▶ _WHAT IS BEING ASKED_
Nothing after the line with "a_y_meg0998 = [0.0006, 0.0010, 0.0039, 0.0040]" belongs in the copy; extract the lines below from the top through that line, pictures left out.

--

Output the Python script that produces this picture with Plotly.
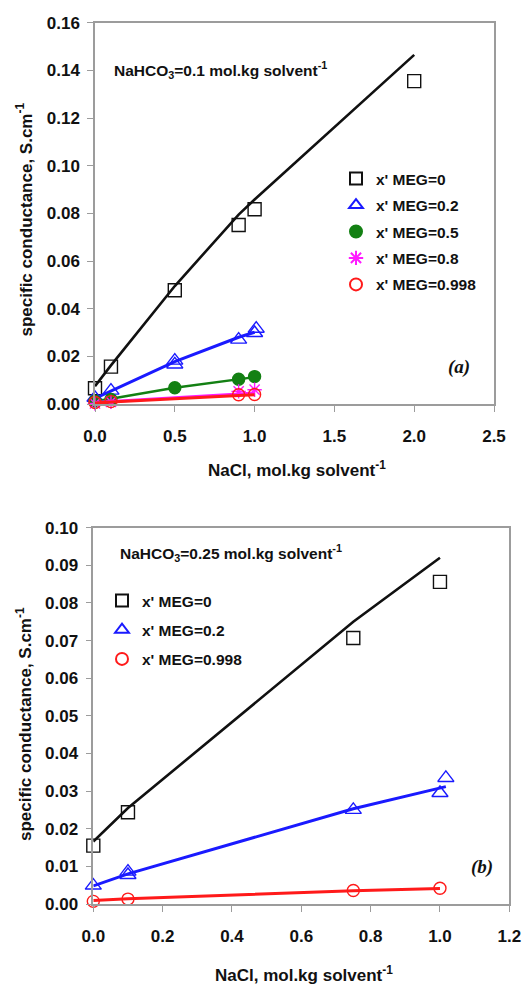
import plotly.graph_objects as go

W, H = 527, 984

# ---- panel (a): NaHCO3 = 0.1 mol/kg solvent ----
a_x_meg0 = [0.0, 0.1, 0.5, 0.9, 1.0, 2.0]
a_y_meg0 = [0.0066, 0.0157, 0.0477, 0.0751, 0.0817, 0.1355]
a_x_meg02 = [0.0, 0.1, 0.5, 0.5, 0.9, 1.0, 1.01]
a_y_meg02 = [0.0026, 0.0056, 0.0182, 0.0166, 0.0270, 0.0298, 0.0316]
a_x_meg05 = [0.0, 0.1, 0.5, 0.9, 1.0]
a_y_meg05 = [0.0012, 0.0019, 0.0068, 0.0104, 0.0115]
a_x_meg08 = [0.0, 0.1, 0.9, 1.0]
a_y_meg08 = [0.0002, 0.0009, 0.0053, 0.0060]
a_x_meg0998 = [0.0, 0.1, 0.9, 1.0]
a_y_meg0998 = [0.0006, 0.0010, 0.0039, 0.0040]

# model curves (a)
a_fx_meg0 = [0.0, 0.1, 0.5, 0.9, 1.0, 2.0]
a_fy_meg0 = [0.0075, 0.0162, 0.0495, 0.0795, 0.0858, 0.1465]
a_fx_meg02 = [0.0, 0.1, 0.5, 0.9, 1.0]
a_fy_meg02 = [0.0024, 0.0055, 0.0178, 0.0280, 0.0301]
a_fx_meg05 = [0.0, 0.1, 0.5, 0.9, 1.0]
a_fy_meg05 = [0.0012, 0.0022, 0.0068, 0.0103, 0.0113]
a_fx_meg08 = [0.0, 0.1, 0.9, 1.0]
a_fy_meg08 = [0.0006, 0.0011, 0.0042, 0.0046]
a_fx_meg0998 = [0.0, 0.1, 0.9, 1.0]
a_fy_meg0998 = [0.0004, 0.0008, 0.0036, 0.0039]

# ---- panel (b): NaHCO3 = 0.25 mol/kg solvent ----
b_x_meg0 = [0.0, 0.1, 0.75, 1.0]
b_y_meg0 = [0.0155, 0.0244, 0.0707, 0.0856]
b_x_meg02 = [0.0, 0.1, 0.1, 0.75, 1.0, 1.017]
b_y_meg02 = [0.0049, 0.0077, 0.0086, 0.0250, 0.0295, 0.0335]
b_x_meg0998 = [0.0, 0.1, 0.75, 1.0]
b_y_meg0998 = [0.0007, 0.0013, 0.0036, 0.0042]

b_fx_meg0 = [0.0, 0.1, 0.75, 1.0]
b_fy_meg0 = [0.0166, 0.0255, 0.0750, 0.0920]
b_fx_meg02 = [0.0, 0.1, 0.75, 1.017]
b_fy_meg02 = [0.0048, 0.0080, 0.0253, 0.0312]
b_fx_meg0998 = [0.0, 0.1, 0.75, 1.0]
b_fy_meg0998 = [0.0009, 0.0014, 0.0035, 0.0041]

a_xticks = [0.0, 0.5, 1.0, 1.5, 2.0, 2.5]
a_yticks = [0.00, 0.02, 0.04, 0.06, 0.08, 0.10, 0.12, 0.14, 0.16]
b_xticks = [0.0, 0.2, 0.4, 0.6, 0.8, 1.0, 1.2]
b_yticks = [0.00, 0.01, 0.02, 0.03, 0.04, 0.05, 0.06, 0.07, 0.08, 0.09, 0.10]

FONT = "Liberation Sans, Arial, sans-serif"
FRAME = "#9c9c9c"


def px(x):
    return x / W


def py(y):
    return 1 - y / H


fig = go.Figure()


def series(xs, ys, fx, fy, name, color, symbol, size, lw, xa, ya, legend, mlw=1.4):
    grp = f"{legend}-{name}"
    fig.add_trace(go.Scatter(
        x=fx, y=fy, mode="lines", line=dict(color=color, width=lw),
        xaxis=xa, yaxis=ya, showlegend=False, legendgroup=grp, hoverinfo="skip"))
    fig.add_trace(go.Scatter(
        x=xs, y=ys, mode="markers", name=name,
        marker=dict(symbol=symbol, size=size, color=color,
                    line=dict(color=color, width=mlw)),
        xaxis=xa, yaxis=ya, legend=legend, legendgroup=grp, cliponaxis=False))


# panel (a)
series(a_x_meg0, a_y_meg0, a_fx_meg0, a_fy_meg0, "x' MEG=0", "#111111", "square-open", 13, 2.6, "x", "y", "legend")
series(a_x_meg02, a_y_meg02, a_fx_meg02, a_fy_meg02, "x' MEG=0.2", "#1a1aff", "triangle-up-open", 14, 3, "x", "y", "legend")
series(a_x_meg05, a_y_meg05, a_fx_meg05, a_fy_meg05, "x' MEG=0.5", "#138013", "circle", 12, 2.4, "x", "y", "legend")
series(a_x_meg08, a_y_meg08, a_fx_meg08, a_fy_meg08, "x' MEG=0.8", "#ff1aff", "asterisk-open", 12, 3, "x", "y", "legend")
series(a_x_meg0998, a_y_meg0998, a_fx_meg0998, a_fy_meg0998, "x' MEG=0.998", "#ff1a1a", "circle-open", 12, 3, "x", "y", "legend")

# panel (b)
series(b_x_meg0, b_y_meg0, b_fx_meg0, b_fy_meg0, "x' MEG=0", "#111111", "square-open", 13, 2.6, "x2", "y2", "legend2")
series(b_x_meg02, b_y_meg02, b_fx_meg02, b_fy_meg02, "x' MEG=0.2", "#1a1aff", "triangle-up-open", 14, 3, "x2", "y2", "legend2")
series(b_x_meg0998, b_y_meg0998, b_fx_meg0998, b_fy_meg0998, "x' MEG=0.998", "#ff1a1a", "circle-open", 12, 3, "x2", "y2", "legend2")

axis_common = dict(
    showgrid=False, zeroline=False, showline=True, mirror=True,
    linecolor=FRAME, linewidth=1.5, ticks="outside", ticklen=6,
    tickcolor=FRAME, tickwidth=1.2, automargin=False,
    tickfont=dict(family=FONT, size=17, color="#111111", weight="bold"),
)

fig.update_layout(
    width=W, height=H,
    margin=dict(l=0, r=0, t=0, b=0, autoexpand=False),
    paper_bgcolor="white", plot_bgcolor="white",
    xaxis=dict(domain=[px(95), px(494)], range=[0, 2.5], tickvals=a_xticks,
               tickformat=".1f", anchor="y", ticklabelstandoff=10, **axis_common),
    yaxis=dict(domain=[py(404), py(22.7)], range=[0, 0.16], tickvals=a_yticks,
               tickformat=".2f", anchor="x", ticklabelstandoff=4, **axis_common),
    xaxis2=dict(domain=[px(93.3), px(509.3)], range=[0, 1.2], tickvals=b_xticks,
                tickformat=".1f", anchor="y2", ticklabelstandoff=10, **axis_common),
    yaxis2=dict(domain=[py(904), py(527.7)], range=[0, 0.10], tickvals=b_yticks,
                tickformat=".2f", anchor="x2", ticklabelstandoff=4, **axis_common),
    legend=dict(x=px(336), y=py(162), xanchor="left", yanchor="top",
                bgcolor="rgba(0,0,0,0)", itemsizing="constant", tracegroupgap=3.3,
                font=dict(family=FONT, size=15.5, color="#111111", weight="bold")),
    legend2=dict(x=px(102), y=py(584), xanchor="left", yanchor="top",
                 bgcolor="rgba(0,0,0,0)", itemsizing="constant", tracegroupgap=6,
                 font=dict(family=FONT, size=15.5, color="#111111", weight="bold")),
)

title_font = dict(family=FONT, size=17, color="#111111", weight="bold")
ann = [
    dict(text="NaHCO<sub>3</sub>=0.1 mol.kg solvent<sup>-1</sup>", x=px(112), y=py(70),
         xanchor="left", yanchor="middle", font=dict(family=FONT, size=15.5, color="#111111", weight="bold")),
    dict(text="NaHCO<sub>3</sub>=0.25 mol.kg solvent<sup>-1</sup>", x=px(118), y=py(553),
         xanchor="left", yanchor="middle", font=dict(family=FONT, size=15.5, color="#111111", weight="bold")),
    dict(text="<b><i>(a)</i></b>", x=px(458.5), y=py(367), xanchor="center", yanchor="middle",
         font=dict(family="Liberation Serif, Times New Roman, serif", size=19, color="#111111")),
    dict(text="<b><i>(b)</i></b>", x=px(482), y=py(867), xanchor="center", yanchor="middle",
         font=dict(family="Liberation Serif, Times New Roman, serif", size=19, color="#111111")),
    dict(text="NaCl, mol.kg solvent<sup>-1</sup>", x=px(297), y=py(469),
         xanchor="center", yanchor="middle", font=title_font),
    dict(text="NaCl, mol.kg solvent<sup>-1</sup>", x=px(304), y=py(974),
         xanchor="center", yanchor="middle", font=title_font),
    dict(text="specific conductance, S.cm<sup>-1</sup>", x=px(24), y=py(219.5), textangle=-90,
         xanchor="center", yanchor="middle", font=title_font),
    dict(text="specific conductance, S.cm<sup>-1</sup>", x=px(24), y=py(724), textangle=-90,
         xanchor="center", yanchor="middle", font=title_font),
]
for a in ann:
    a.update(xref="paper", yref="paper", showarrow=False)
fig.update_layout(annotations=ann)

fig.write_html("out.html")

--

▶ _THE RESULT_
Output the Python script that produces this picture with Plotly.
import plotly.graph_objects as go

W, H = 527, 984

# ---- panel (a): NaHCO3 = 0.1 mol/kg solvent ----
a_x_meg0 = [0.0, 0.1, 0.5, 0.9, 1.0, 2.0]
a_y_meg0 = [0.0066, 0.0157, 0.0477, 0.0751, 0.0817, 0.1355]
a_x_meg02 = [0.0, 0.1, 0.5, 0.5, 0.9, 1.0, 1.01]
a_y_meg02 = [0.0026, 0.0056, 0.0182, 0.0166, 0.0270, 0.0298, 0.0316]
a_x_meg05 = [0.0, 0.1, 0.5, 0.9, 1.0]
a_y_meg05 = [0.0012, 0.0019, 0.0068, 0.0104, 0.0115]
a_x_meg08 = [0.0, 0.1, 0.9, 1.0]
a_y_meg08 = [0.0002, 0.0009, 0.0053, 0.0060]
a_x_meg0998 = [0.0, 0.1, 0.9, 1.0]
a_y_meg0998 = [0.0006, 0.0010, 0.0039, 0.0040]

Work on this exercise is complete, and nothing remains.